The Italian government plans to boost pension funds’ memberships on a voluntary basis, via contracts through the recent proposal to channel a share of severance payment to pension funds.

The cabinet intends to change the supervisory mechanism for complementary pensions to encourage uptake among employees, it said in a mid-term budget plan for the period 2025-2029.

It will work on “solutions aimed at strengthening the complementary pension pillar” to boost pension funds’ memberships “on a voluntary basis”, allocating the amount accrued as pension income, it added.

The government’s plan contrasts with the proposal of state secretary for the Ministry of Labour and Social Policy, Claudio Durigon, to pay 25% of the severance payment (Trattamento di Fine Rapporto, TFR) to pension funds, leading to an increase of future monthly pensions necessary to leave work at age 64.

“Here the [main] issue to me seems to discourage people from retiring early; [Durigon’s] proposal is in line with those who want to abolish the Fornero law, even if in reality it is fully implemented, even by this government,” Silvio Bencini, partner at European Investment Consulting, said.

The Fornero Law, or Law 92/2012, is an Italian pension reform that was named after the former labour and social policies minister, Elsa Fornero. The law changed the pension system from pay-as-you-go to a notional defined contribution (NDC) system and set up the retirement age at 67 with at least 20 years of contributions.

Pension funds and experts have raised doubts about the viability of Durigon’s proposal that would practically force workers to become members of pension funds.

The government’s mid-term budget plan looks at the sustainability of the pension system in Italy, with an ageing population and an historically low birthday rate.

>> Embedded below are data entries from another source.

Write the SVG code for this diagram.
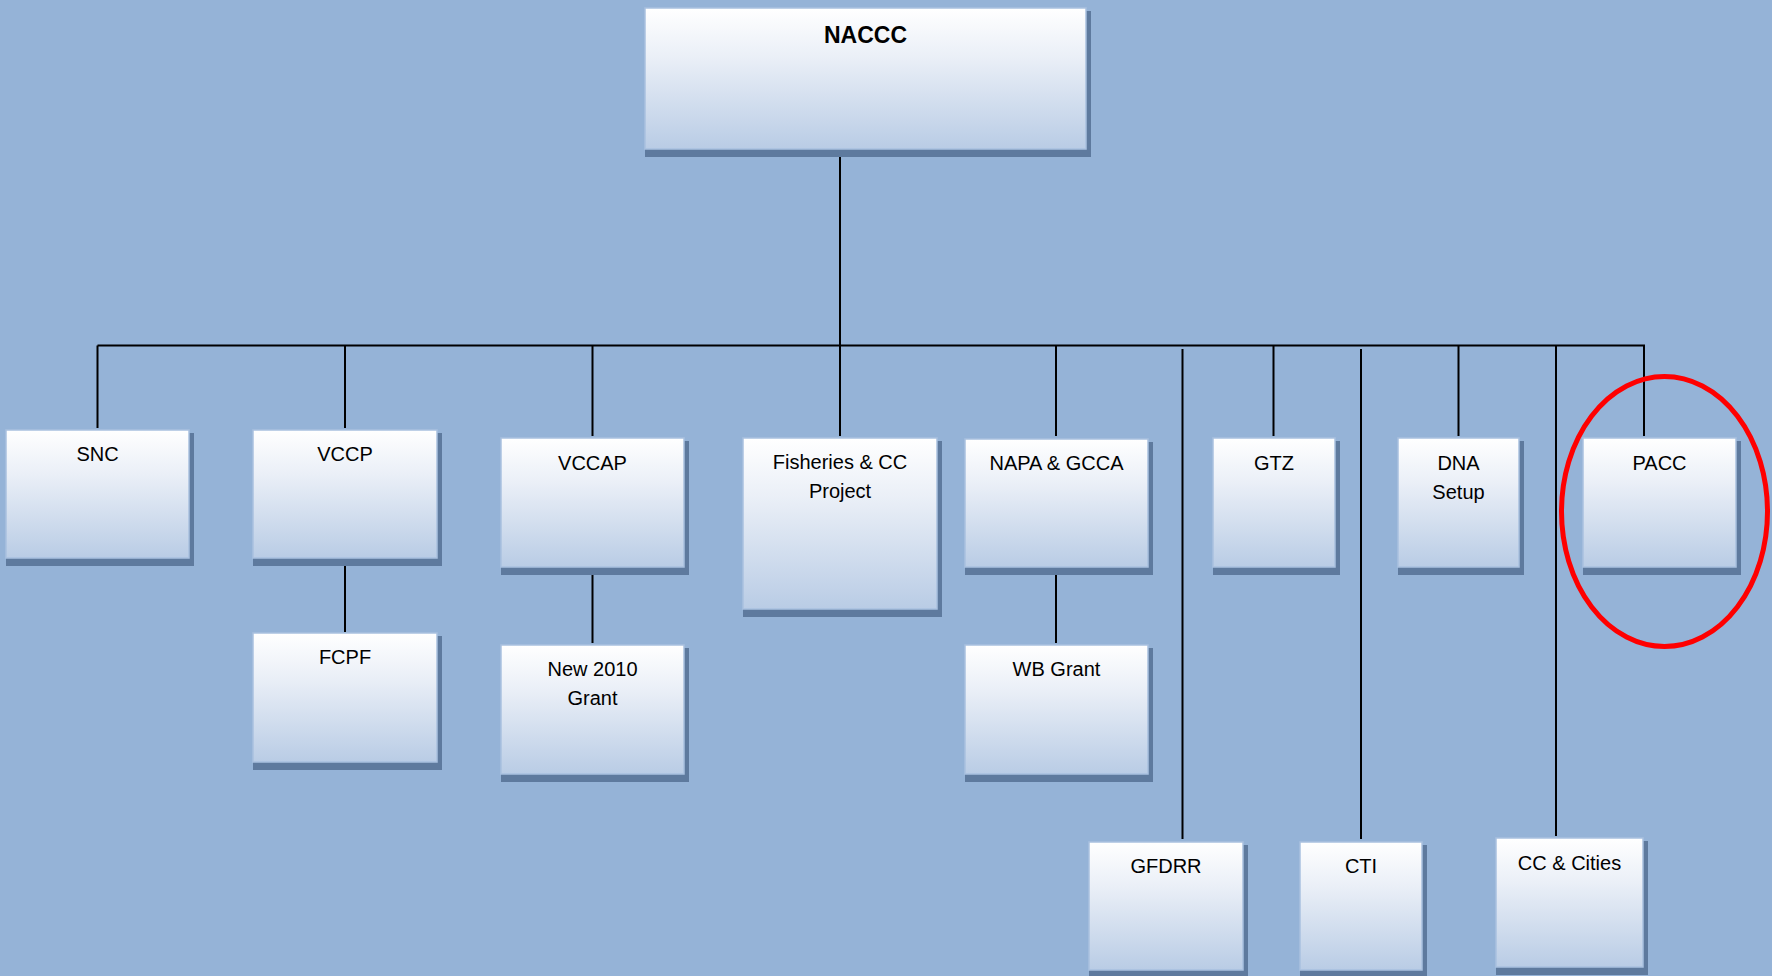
<svg xmlns="http://www.w3.org/2000/svg" width="1772" height="976" viewBox="0 0 1772 976">
<defs>
<linearGradient id="g" x1="0" y1="0" x2="0" y2="1">
<stop offset="0" stop-color="#ffffff"/>
<stop offset="0.35" stop-color="#eaeff7"/>
<stop offset="1" stop-color="#b9cce5"/>
</linearGradient>
</defs>
<style>
.sh{fill:#5e7a9e}
.bx{fill:url(#g);stroke:#a9c1df;stroke-width:1.5}
.t{font-family:"Liberation Sans",Arial,sans-serif;font-size:20px;fill:#000;text-anchor:middle}
.tb{font-family:"Liberation Sans",Arial,sans-serif;font-size:23px;font-weight:bold;fill:#000;text-anchor:middle}
.c{stroke:#000;stroke-width:2;fill:none}
</style>
<rect width="1772" height="976" fill="#95b3d7"/>
<g id="connectors">
<path class="c" d="M840 150V345.5M97.5 345.5H1645M97.5 345.5V428M345 345.5V428M592.5 345.5V436M840 345.5V436M1056 345.5V436M1273.5 345.5V436M1458.5 345.5V436M1644 345.5V436M1556 345.5V836M1182.5 349V839M1361 349V839M345 562V632M592.5 570V643M1056 570V643"/>
</g>
<g id="NACCC"><rect class="sh" x="645" y="11" width="446" height="146"/><rect class="bx" x="645" y="8" width="441" height="141"/><text class="tb" x="865.5" y="43">NACCC</text></g>
<g id="SNC"><rect class="sh" x="6" y="433" width="188" height="133"/><rect class="bx" x="6" y="430" width="183" height="128"/><text class="t" x="97.5" y="461">SNC</text></g>
<g id="VCCP"><rect class="sh" x="253" y="433" width="189" height="133"/><rect class="bx" x="253" y="430" width="184" height="128"/><text class="t" x="345" y="461">VCCP</text></g>
<g id="FCPF"><rect class="sh" x="253" y="636" width="189" height="134"/><rect class="bx" x="253" y="633" width="184" height="129"/><text class="t" x="345" y="664">FCPF</text></g>
<g id="VCCAP"><rect class="sh" x="501" y="441" width="188" height="134"/><rect class="bx" x="501" y="438" width="183" height="129"/><text class="t" x="592.5" y="470">VCCAP</text></g>
<g id="New2010Grant"><rect class="sh" x="501" y="648" width="188" height="134"/><rect class="bx" x="501" y="645" width="183" height="129"/><text class="t" x="592.5" y="676">New 2010</text><text class="t" x="592.5" y="705">Grant</text></g>
<g id="Fisheries"><rect class="sh" x="743" y="441" width="199" height="176"/><rect class="bx" x="743" y="438" width="194" height="171"/><text class="t" x="840" y="469">Fisheries &amp; CC</text><text class="t" x="840" y="498">Project</text></g>
<g id="NAPA"><rect class="sh" x="965" y="442" width="188" height="133"/><rect class="bx" x="965" y="439" width="183" height="128"/><text class="t" x="1056.5" y="470">NAPA &amp; GCCA</text></g>
<g id="WBGrant"><rect class="sh" x="965" y="648" width="188" height="134"/><rect class="bx" x="965" y="645" width="183" height="129"/><text class="t" x="1056.5" y="676">WB Grant</text></g>
<g id="GTZ"><rect class="sh" x="1213" y="441" width="127" height="134"/><rect class="bx" x="1213" y="438" width="122" height="129"/><text class="t" x="1274" y="470">GTZ</text></g>
<g id="DNA"><rect class="sh" x="1398" y="441" width="126" height="134"/><rect class="bx" x="1398" y="438" width="121" height="129"/><text class="t" x="1458.5" y="470">DNA</text><text class="t" x="1458.5" y="499">Setup</text></g>
<g id="PACC"><rect class="sh" x="1583" y="441" width="158" height="134"/><rect class="bx" x="1583" y="438" width="153" height="129"/><text class="t" x="1659.5" y="470">PACC</text></g>
<g id="GFDRR"><rect class="sh" x="1089" y="845" width="159" height="133"/><rect class="bx" x="1089" y="842" width="154" height="128"/><text class="t" x="1166" y="873">GFDRR</text></g>
<g id="CTI"><rect class="sh" x="1300" y="845" width="127" height="133"/><rect class="bx" x="1300" y="842" width="122" height="128"/><text class="t" x="1361" y="873">CTI</text></g>
<g id="CCCities"><rect class="sh" x="1496" y="841" width="152" height="134"/><rect class="bx" x="1496" y="838" width="147" height="129"/><text class="t" x="1569.5" y="870">CC &amp; Cities</text></g>
<ellipse cx="1664.5" cy="511.5" rx="103" ry="135" fill="none" stroke="#ff0000" stroke-width="5"/>
</svg>
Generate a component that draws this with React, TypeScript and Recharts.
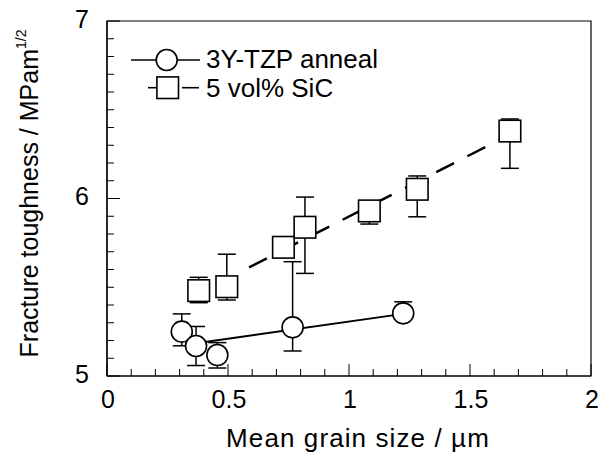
import {
  ComposedChart,
  Scatter,
  XAxis,
  YAxis,
  ErrorBar,
  ReferenceArea,
  Legend,
  Label,
} from 'recharts';

// 3Y-TZP anneal (circles)
const tzpX = [0.309, 0.368, 0.456, 0.767, 1.224];
const tzpY = [5.25, 5.169, 5.118, 5.274, 5.353];
const tzpErr = [[0.08, 0.1], [0.11, 0.11], [0.073, 0.07], [0.133, 0.37], [0.03, 0.065]];
const tzpFitX = [0.368, 1.224];
const tzpFitY = [5.185, 5.35];

// 5 vol% SiC (squares)
const sicX = [0.379, 0.495, 0.729, 0.818, 1.084, 1.282, 1.665];
const sicY = [5.481, 5.503, 5.725, 5.838, 5.93, 6.052, 6.38];
const sicErr = [[0.068, 0.075], [0.075, 0.183], [0.05, 0.05], [0.26, 0.17], [0.074, 0.04], [0.155, 0.075], [0.21, 0.068]];
const sicFitX = [0.587, 1.665];
const sicFitY = [5.612, 6.36];

const xTicks = [0, 0.1, 0.2, 0.3, 0.4, 0.5, 0.6, 0.7, 0.8, 0.9, 1, 1.1, 1.2, 1.3, 1.4, 1.5, 1.6, 1.7, 1.8, 1.9, 2];
const xMajor = [0, 0.5, 1, 1.5, 2];
const yTicks = [5, 5.1, 5.2, 5.3, 5.4, 5.5, 5.6, 5.7, 5.8, 5.9, 6, 6.1, 6.2, 6.3, 6.4, 6.5, 6.6, 6.7, 6.8, 6.9, 7];
const yMajor = [5, 6, 7];

const FONT = '"Liberation Sans", Arial, sans-serif';

const tzpData = tzpX.map((x, i) => ({ x, y: tzpY[i], err: tzpErr[i] }));
const sicData = sicX.map((x, i) => ({ x, y: sicY[i], err: sicErr[i] }));
const tzpFit = tzpFitX.map((x, i) => ({ x, y: tzpFitY[i] }));
const sicFit = sicFitX.map((x, i) => ({ x, y: sicFitY[i] }));

const isMajor = (list: number[], v: number) => list.some((m) => Math.abs(m - v) < 1e-9);

const XTick = (props: any) => {
  const { x, y, payload } = props;
  const major = isMajor(xMajor, payload.value);
  return (
    <g>
      <line x1={x} x2={x} y1={y} y2={y - (major ? 12 : 7)} stroke="#000" strokeWidth={1} />
      {major && (
        <text x={x + 1} y={y + 32} textAnchor="middle" fontSize={25} fontFamily={FONT} fill="#000">
          {String(payload.value)}
        </text>
      )}
    </g>
  );
};

const YTick = (props: any) => {
  const { x, y, payload } = props;
  const major = isMajor(yMajor, payload.value);
  return (
    <g>
      <line x1={x} x2={x + (major ? 13 : 7)} y1={y} y2={y} stroke="#000" strokeWidth={1} />
      {major && (
        <text x={x - 18} y={y + 6.5} textAnchor="end" fontSize={25} fontFamily={FONT} fill="#000">
          {String(payload.value)}
        </text>
      )}
    </g>
  );
};

const Circle = (props: any) => (
  <circle cx={props.cx} cy={props.cy} r={10.5} fill="#fff" stroke="#000" strokeWidth={1.6} />
);

const Square = (props: any) => (
  <rect x={props.cx - 10.8} y={props.cy - 10.8} width={21.6} height={21.6} fill="#fff" stroke="#000" strokeWidth={1.6} />
);

const NoDot = () => <g />;

const renderLegend = () => (
  <svg width={300} height={70} style={{ display: 'block' }}>
    <line x1={11} x2={80} y1={20} y2={20} stroke="#000" strokeWidth={1.6} />
    <circle cx={46.7} cy={20} r={10.5} fill="#fff" stroke="#000" strokeWidth={1.6} />
    <text x={86} y={28} fontSize={26} fontFamily={FONT} fill="#000">3Y-TZP anneal</text>
    <line x1={28} x2={37} y1={47.7} y2={47.7} stroke="#000" strokeWidth={1.6} />
    <line x1={62} x2={79} y1={47.7} y2={47.7} stroke="#000" strokeWidth={1.6} />
    <rect x={36.9} y={36.9} width={21.6} height={21.6} fill="#fff" stroke="#000" strokeWidth={1.6} />
    <text x={86} y={56.7} fontSize={26} fontFamily={FONT} fill="#000">5 vol% SiC</text>
  </svg>
);

export default function App() {
  return (
    <div style={{ position: 'absolute', left: 0, top: 0, background: '#fff' }}>
      <ComposedChart width={607} height={452} margin={{ top: 21, right: 16, bottom: 0, left: 0 }}>
        <XAxis
          type="number"
          dataKey="x"
          domain={[0, 2]}
          ticks={xTicks}
          interval={0}
          tick={<XTick />}
          tickSize={0}
          tickMargin={0}
          tickLine={false}
          height={76}
          axisLine={{ stroke: '#000', strokeWidth: 1.2 }}
          allowDataOverflow
        >
          <Label
            content={(p: any) => (
              <text
                x={358}
                y={p.viewBox.y + 71}
                textAnchor="middle"
                fontSize={26}
                letterSpacing={1.1}
                fontFamily={FONT}
                fill="#000"
              >
                Mean grain size / µm
              </text>
            )}
          />
        </XAxis>
        <YAxis
          type="number"
          dataKey="y"
          domain={[5, 7]}
          ticks={yTicks}
          interval={0}
          tick={<YTick />}
          tickSize={0}
          tickMargin={0}
          tickLine={false}
          width={107}
          axisLine={{ stroke: '#000', strokeWidth: 1.2 }}
          allowDataOverflow
        >
          <Label
            content={() => {
              const cx = 38;
              const cy = 193.5;
              return (
                <text
                  x={cx}
                  y={cy}
                  transform={`rotate(-90 ${cx} ${cy})`}
                  textAnchor="middle"
                  fontSize={25}
                  fontFamily={FONT}
                  fill="#000"
                >
                  Fracture toughness / MPam
                  <tspan fontSize={14} dy={-12}>1/2</tspan>
                </text>
              );
            }}
          />
        </YAxis>
        <ReferenceArea x1={0} x2={2} y1={5} y2={7} fill="none" fillOpacity={0} stroke="#000" strokeWidth={1.2} />
        <Scatter
          name="tzpFit"
          data={tzpFit}
          shape={<NoDot />}
          line={{ stroke: '#000', strokeWidth: 2 }}
          isAnimationActive={false}
          legendType="none"
        />
        <Scatter
          name="sicFit"
          data={sicFit}
          shape={<NoDot />}
          line={{ stroke: '#000', strokeWidth: 2.5, strokeDasharray: '20 15' }}
          isAnimationActive={false}
          legendType="none"
        />
        <Scatter name="3Y-TZP anneal" data={tzpData} shape={<Circle />} isAnimationActive={false}>
          <ErrorBar dataKey="err" direction="y" width={9} stroke="#000" strokeWidth={1.5} isAnimationActive={false} />
        </Scatter>
        <Scatter name="5 vol% SiC" data={sicData} shape={<Square />} isAnimationActive={false}>
          <ErrorBar dataKey="err" direction="y" width={9} stroke="#000" strokeWidth={1.5} isAnimationActive={false} />
        </Scatter>
        <Legend
          content={renderLegend}
          layout="vertical"
          align="center"
          verticalAlign="middle"
          wrapperStyle={{ position: 'absolute', left: 120, top: 40, width: 300, height: 70 }}
        />
      </ComposedChart>
    </div>
  );
}
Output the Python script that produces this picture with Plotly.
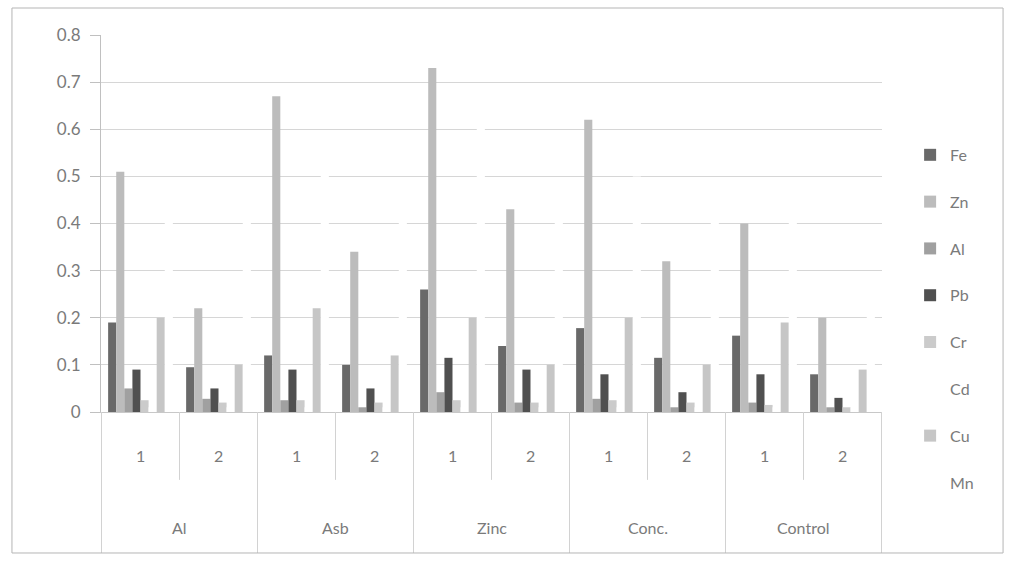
import plotly.graph_objects as go

groups = ["Al", "Asb", "Zinc", "Conc.", "Control"]
reps = ["1", "2"]
series_names = ["Fe", "Zn", "Al", "Pb", "Cr", "Cd", "Cu", "Mn"]

# values in order: Al-1, Al-2, Asb-1, Asb-2, Zinc-1, Zinc-2, Conc-1, Conc-2, Control-1, Control-2
Fe = [0.19, 0.095, 0.12, 0.10, 0.26, 0.14, 0.178, 0.115, 0.162, 0.08]
Zn = [0.51, 0.22, 0.67, 0.34, 0.73, 0.43, 0.62, 0.32, 0.40, 0.20]
Al = [0.05, 0.028, 0.025, 0.01, 0.042, 0.02, 0.028, 0.01, 0.02, 0.01]
Pb = [0.09, 0.05, 0.09, 0.05, 0.115, 0.09, 0.08, 0.042, 0.08, 0.03]
Cr = [0.025, 0.02, 0.025, 0.02, 0.025, 0.02, 0.025, 0.02, 0.015, 0.01]
Cd = [0.01, 0.01, 0.01, 0.01, 0.01, 0.01, 0.01, 0.01, 0.01, 0.01]
Cu = [0.20, 0.10, 0.22, 0.12, 0.20, 0.10, 0.20, 0.10, 0.19, 0.09]
Mn = [0.45, 0.45, 0.55, 0.45, 0.65, 0.45, 0.50, 0.45, 0.45, 0.28]

values = [Fe, Zn, Al, Pb, Cr, Cd, Cu, Mn]
colors = ["#696969", "#bcbcbc", "#a0a0a0", "#505050", "#cbcbcb", "#ffffff", "#c6c6c6", "#ffffff"]

cats = [f"{g} {r}" for g in groups for r in reps]
sub_labels = [r for g in groups for r in reps]

FONT = "Lato"
TXT = "#7a7a7a"

fig = go.Figure()
for name, vals, col in zip(series_names, values, colors):
    fig.add_bar(x=cats, y=vals, name=name, marker_color=col, marker_line_width=0,
                legendgroup=name)

annotations = []
for i, lab in enumerate(sub_labels):
    annotations.append(dict(x=i, y=0, xref="x", yref="paper", text=lab, showarrow=False,
                            yanchor="middle", yshift=-43,
                            font=dict(family=FONT, size=16, color=TXT)))
for j, g in enumerate(groups):
    annotations.append(dict(x=2 * j + 0.5, y=0, xref="x", yref="paper", text=g, showarrow=False,
                            yanchor="middle", yshift=-115,
                            font=dict(family=FONT, size=16, color=TXT)))

shapes = []
n = len(cats)
for i in range(n + 1):
    long = (i % 2 == 0)
    shapes.append(dict(type="line", xref="x", yref="paper", x0=i - 0.5, x1=i - 0.5,
                       y0=0, y1=-0.374 if long else -0.18,
                       line=dict(color="#d2d2d2", width=1)))
# outer chart border
shapes.append(dict(type="rect", xref="paper", yref="paper", x0=-0.114, x1=1.155,
                   y0=-0.374, y1=1.0716, line=dict(color="#b5b5b5", width=1),
                   fillcolor="rgba(0,0,0,0)"))

fig.update_layout(
    width=1013, height=566,
    margin=dict(l=101, r=131, t=35, b=154),
    paper_bgcolor="white", plot_bgcolor="white",
    barmode="group", bargap=0.17, bargroupgap=0,
    font=dict(family=FONT, size=15, color=TXT),
    showlegend=True,
    legend=dict(x=1.036, xanchor="left", y=0.727, yanchor="top",
                font=dict(family=FONT, size=16, color=TXT),
                tracegroupgap=23, itemwidth=30, bgcolor="rgba(0,0,0,0)"),
    annotations=annotations,
    shapes=shapes,
)
fig.update_xaxes(type="category", categoryorder="array", categoryarray=cats,
                 showticklabels=False, showgrid=False, showline=True,
                 linecolor="#c8c8c8", linewidth=1, ticks="", zeroline=False)
fig.update_yaxes(range=[0, 0.8], dtick=0.1, tick0=0, showgrid=True, gridcolor="#d6d6d6",
                 gridwidth=1, showline=True, linecolor="#c0c0c0", linewidth=1,
                 ticks="outside", ticklen=10, tickcolor="#c0c0c0", zeroline=False,
                 ticklabelstandoff=6,
                 tickfont=dict(family=FONT, size=17, color=TXT))

fig.write_html("out.html")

The government is looking to extend working life, a necessity in almost all advanced countries for the sustainability of their social security systems, assessing the possibility of introducing incentives for staying in the job market, it added.

It is committed to ensuring an “active participation in the labour market, in line with demographic trends”, introducing changes to the criteria for access to retirement.

It also plans to review and overcome mandatory retirement for public employees through solutions extending the working life, and allowing public administration to retain skilled employees, it added.